Manchego

Barcelona is a city full of astute architectural composition, and wonderful cheese. Many of the buildings have this rigid neoclassical form that they pelt with delightful ranges of ornamentation and style. Maybe it’s a reflection of the Catalonian desire for independence–who knows.

It was great to see modern ornamentation expressed traditionally through stone in an architecturally appropriate way.

It was great to see modern ornamentation expressed traditionally through stone in an architecturally appropriate way.

But somehow while I was there I couldn’t get myself to draw. Six days, and if you were looking at my sketchbook it almost wouldn’t register that I had been there. That fact, in no small way, made me concerned. I guess that means my newest source of stress while traveling has been motivating myself to draw. But it’s ok, I love you guys. You keep me on point.

However, now that I’ve come back, my trip is paying dividends in fruitful and unexpected ways. A few weeks ago I posted about a cornice that I was replicating for the Gadsden House here in Charleston (https://wendblog.com/2015/02/22/a-slight-departure/). The second part of the post is coming by the way, I just to get everything finished up first.

Anyway, I realized that ornament is not very hard to do. I even had to do some basic carving–in the scope of the work done it was small peanuts. Furthermore, while going through Gaudi’s buildings in Barcelona and seeing how personalized his ornamentation was, I started to ask myself why other people didn’t do it. And so this week I made my first attempt.

I wanted to do a flower, and so I drew one at scale, sculpted one right over top of my drawing, and then made a mold  of the little guy.

I wanted to do a flower, and so I drew one at scale, sculpted one right over top of my drawing, and then made a mold of the little guy.

The compo flower when it was initially pulled out of the mold.

The compo flower when it was initially pulled out of the mold.

The flower casting after I cleaned it up a bit.

The flower casting after I cleaned it up a bit.

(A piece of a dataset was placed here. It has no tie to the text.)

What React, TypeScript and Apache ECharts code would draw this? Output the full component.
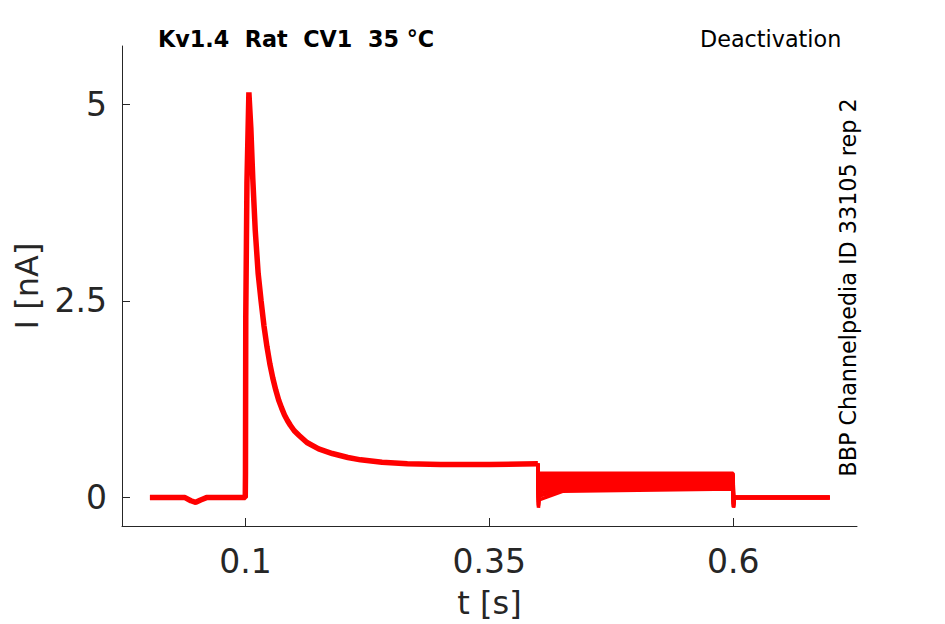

So clearly I have a bit more polishing to do with my technique, but it is very satisfying to know that with a bit more practice, the houses that I work on could have a bit more character and pizz-zazz. Ultimately, these pieces would get glued to trim and arranged in a decorative way. Afterwards getting a coat of paint, if you have ever seen an old Federal house you know the effect is pretty wonderful.